Begin Given data

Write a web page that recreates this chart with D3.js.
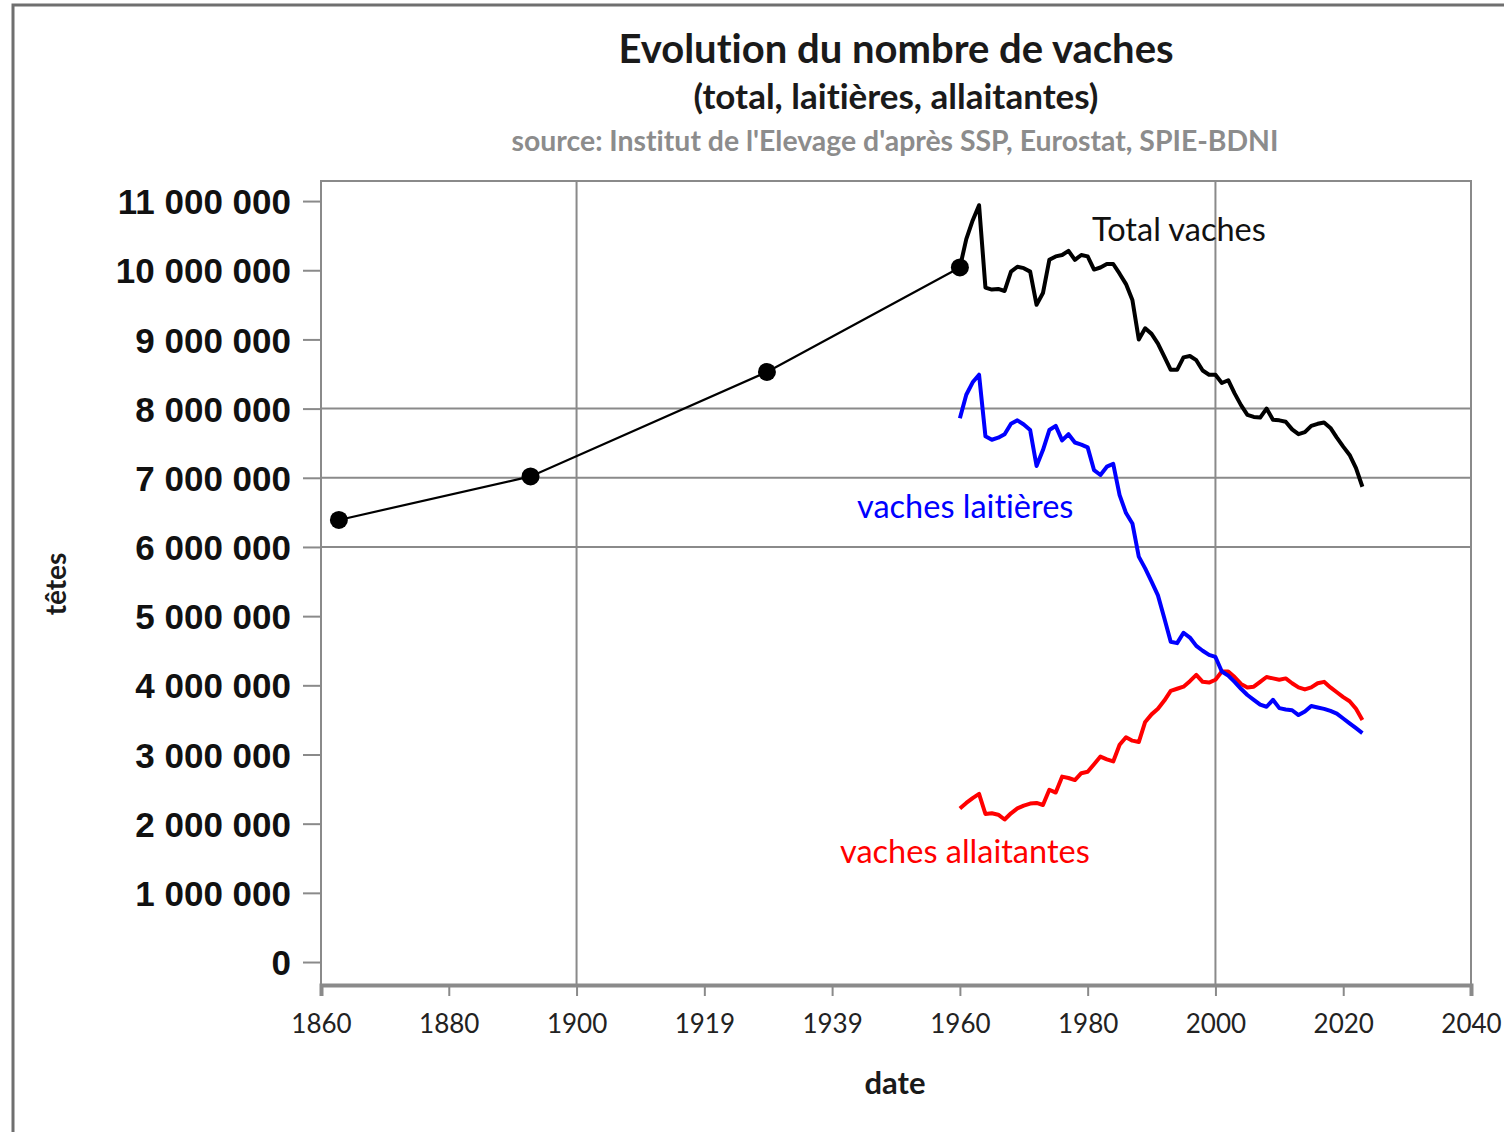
<!DOCTYPE html>
<html>
<head>
<meta charset="utf-8">
<script src="https://cdn.jsdelivr.net/npm/d3@7"></script>
<style>
  body { margin: 0; background: #fff; }
  svg { display: block; }
  text { font-variant-ligatures: none; }
</style>
</head>
<body>
<svg width="1504" height="1132"></svg>
<script>

// anciens recensements + 1960 (points)
let histYears = [1862.8, 1892.8, 1929.8, 1960]
let histTotal = [6390000, 7020000, 8530000, 10040000]

// series annuelles 1960-2023 (millions de tetes)
let years = d3.range(1960, 2024)
let totalVaches = [
  10.04, 10.45, 10.72, 10.94, 9.75, 9.72, 9.73, 9.70, 9.98, 10.05,
  10.03, 9.98, 9.50, 9.67, 10.15, 10.20, 10.22, 10.28, 10.15, 10.22,
  10.20, 10.01, 10.04, 10.09, 10.09, 9.95, 9.80, 9.57, 9.00, 9.16,
  9.08, 8.94, 8.75, 8.56, 8.56, 8.74, 8.76, 8.70, 8.55, 8.49,
  8.49, 8.37, 8.41, 8.22, 8.05, 7.91, 7.88, 7.87, 8.00, 7.84,
  7.83, 7.81, 7.70, 7.63, 7.66, 7.75, 7.78, 7.80, 7.72, 7.58,
  7.45, 7.33, 7.14, 6.87
]
let laitieres = [
  7.86, 8.20, 8.38, 8.49, 7.60, 7.55, 7.58, 7.63, 7.78, 7.83,
  7.77, 7.69, 7.17, 7.40, 7.69, 7.75, 7.54, 7.63, 7.51, 7.48,
  7.44, 7.11, 7.04, 7.16, 7.20, 6.75, 6.49, 6.34, 5.86, 5.69,
  5.50, 5.30, 4.97, 4.63, 4.61, 4.76, 4.69, 4.57, 4.50, 4.44,
  4.41, 4.20, 4.14, 4.05, 3.95, 3.86, 3.79, 3.72, 3.69, 3.79,
  3.67, 3.65, 3.64, 3.57, 3.62, 3.70, 3.68, 3.66, 3.63, 3.59,
  3.52, 3.45, 3.38, 3.31
]
let allaitantes = [
  2.22, 2.30, 2.37, 2.43, 2.14, 2.15, 2.13, 2.06, 2.15, 2.22,
  2.26, 2.29, 2.30, 2.27, 2.49, 2.45, 2.68, 2.66, 2.63, 2.73,
  2.75, 2.86, 2.97, 2.93, 2.90, 3.14, 3.25, 3.20, 3.18, 3.47,
  3.58, 3.66, 3.78, 3.92, 3.95, 3.98, 4.06, 4.15, 4.05, 4.04,
  4.08, 4.20, 4.20, 4.12, 4.02, 3.97, 3.98, 4.05, 4.12, 4.10,
  4.08, 4.10, 4.03, 3.97, 3.94, 3.97, 4.03, 4.05, 3.97, 3.90,
  3.83, 3.77, 3.66, 3.50
]

let xTicks = [1860, 1880, 1900, 1920, 1940, 1960, 1980, 2000, 2020, 2040]
let xTickLabels = ['1860', '1880', '1900', '1919', '1939', '1960', '1980', '2000', '2020', '2040']
let yTicks = d3.range(0, 12000000, 1000000)
let gridYears = [1900, 2000]
let gridValues = [6000000, 7000000, 8000000]

let svg = d3.select('svg')
let plotLeft = 321, plotRight = 1471, plotTop = 181, plotBottom = 985

let x = d3.scaleLinear().domain([1860, 2040]).range([plotLeft, plotRight])
let y = d3.scaleLinear().domain([-332000, 11290000]).range([plotBottom, plotTop])

let fr = d3.formatLocale({ decimal: ',', thousands: ' ', grouping: [3], currency: ['', ' €'] })
let fmt = fr.format(',.0f')

let calib = 'Lato, "Open Sans", sans-serif'
let gray = '#8a8a8a'

// cadre exterieur
svg.append('path')
  .attr('d', 'M13,1132 V5 H1504')
  .attr('fill', 'none')
  .attr('stroke', '#6f6f6f')
  .attr('stroke-width', 3)

// titres
svg.append('text')
  .attr('x', 896).attr('y', 63)
  .attr('text-anchor', 'middle')
  .attr('font-family', calib).attr('font-weight', 'bold').attr('font-size', 40)
  .attr('fill', '#1a1a1a')
  .text('Evolution du nombre de vaches')

svg.append('text')
  .attr('x', 896).attr('y', 109)
  .attr('text-anchor', 'middle')
  .attr('font-family', calib).attr('font-weight', 'bold').attr('font-size', 35)
  .attr('fill', '#1a1a1a')
  .text('(total, laitières, allaitantes)')

svg.append('text')
  .attr('x', 895).attr('y', 151)
  .attr('text-anchor', 'middle')
  .attr('font-family', calib).attr('font-weight', 'bold').attr('font-size', 28.4)
  .attr('fill', '#8c8c8c')
  .text("source: Institut de l'Elevage d'après SSP, Eurostat, SPIE-BDNI")

// grille
svg.append('g').selectAll('line')
  .data(gridYears)
  .enter().append('line')
  .attr('x1', d => x(d)).attr('x2', d => x(d))
  .attr('y1', plotTop).attr('y2', plotBottom)
  .attr('stroke', gray).attr('stroke-width', 2)

svg.append('g').selectAll('line')
  .data(gridValues)
  .enter().append('line')
  .attr('x1', plotLeft).attr('x2', plotRight)
  .attr('y1', d => y(d)).attr('y2', d => y(d))
  .attr('stroke', gray).attr('stroke-width', 2)

// cadre du graphique
svg.append('rect')
  .attr('x', plotLeft).attr('y', plotTop)
  .attr('width', plotRight - plotLeft).attr('height', plotBottom - plotTop)
  .attr('fill', 'none')
  .attr('stroke', gray).attr('stroke-width', 2)

// axe y
let yAxis = svg.append('g')
  .attr('transform', `translate(${plotLeft},0)`)
  .call(d3.axisLeft(y).tickValues(yTicks).tickSize(18).tickPadding(12).tickFormat(fmt))
yAxis.select('.domain').remove()
yAxis.selectAll('.tick line').attr('stroke', gray).attr('stroke-width', 2)
yAxis.selectAll('.tick text')
  .attr('font-family', '"Liberation Sans", Arial, sans-serif')
  .attr('font-weight', 'bold')
  .attr('font-size', 35)
  .attr('fill', '#111')
  .attr('dy', '0.36em')

// axe x
let xAxis = svg.append('g')
  .attr('transform', `translate(0,${plotBottom})`)
  .call(d3.axisBottom(x).tickValues(xTicks).tickSize(11).tickPadding(19)
    .tickFormat((d, i) => xTickLabels[i]))
xAxis.select('.domain').attr('stroke', gray).attr('stroke-width', 4)
xAxis.selectAll('.tick line').attr('stroke', gray).attr('stroke-width', 2)
xAxis.selectAll('.tick text')
  .attr('font-family', calib)
  .attr('font-size', 26)
  .attr('fill', '#222')

// titres des axes
svg.append('text')
  .attr('transform', 'translate(66,584) rotate(-90)')
  .attr('text-anchor', 'middle')
  .attr('font-family', calib).attr('font-weight', 'bold').attr('font-size', 28)
  .attr('fill', '#1a1a1a')
  .text('têtes')

svg.append('text')
  .attr('x', 895).attr('y', 1094)
  .attr('text-anchor', 'middle')
  .attr('font-family', calib).attr('font-weight', 'bold').attr('font-size', 31)
  .attr('fill', '#1a1a1a')
  .text('date')

// courbes
let hist = histYears.map((d, i) => ({ year: d, v: histTotal[i] }))

svg.append('path')
  .datum(hist)
  .attr('fill', 'none')
  .attr('stroke', '#000')
  .attr('stroke-width', 2.2)
  .attr('d', d3.line().x(d => x(d.year)).y(d => y(d.v)))

let line = d3.line()
  .x(d => x(d.year))
  .y(d => y(d.v * 1000000))

let series = [
  { values: allaitantes, color: '#ff0000' },
  { values: laitieres, color: '#0000ff' },
  { values: totalVaches, color: '#000000' }
]

series.forEach(s => {
  svg.append('path')
    .datum(years.map((yr, i) => ({ year: yr, v: s.values[i] })))
    .attr('fill', 'none')
    .attr('stroke', s.color)
    .attr('stroke-width', 4)
    .attr('stroke-linejoin', 'round')
    .attr('d', line)
})

svg.append('g').selectAll('circle')
  .data(hist)
  .enter().append('circle')
  .attr('cx', d => x(d.year))
  .attr('cy', d => y(d.v))
  .attr('r', 9)
  .attr('fill', '#000')

// etiquettes des courbes
let labels = [
  { text: 'Total vaches', x: 1092, y: 241, color: '#111' },
  { text: 'vaches laitières', x: 857, y: 518, color: '#0000ff' },
  { text: 'vaches allaitantes', x: 840, y: 863, color: '#ff0000' }
]

svg.append('g').selectAll('text')
  .data(labels)
  .enter().append('text')
  .attr('x', d => d.x).attr('y', d => d.y)
  .attr('font-family', calib).attr('font-size', 32.5)
  .attr('fill', d => d.color)
  .text(d => d.text)

</script>
</body>
</html>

End Given data

* **Goal**
Look at the listing and set down only the lines from its start through the line with "let histTotal = [6390000, 7020000, 8530000, 10040000]", word for word and without pictures.

* **Written solution**
Write a web page that recreates this chart with D3.js.
<!DOCTYPE html>
<html>
<head>
<meta charset="utf-8">
<script src="https://cdn.jsdelivr.net/npm/d3@7"></script>
<style>
  body { margin: 0; background: #fff; }
  svg { display: block; }
  text { font-variant-ligatures: none; }
</style>
</head>
<body>
<svg width="1504" height="1132"></svg>
<script>

// anciens recensements + 1960 (points)
let histYears = [1862.8, 1892.8, 1929.8, 1960]
let histTotal = [6390000, 7020000, 8530000, 10040000]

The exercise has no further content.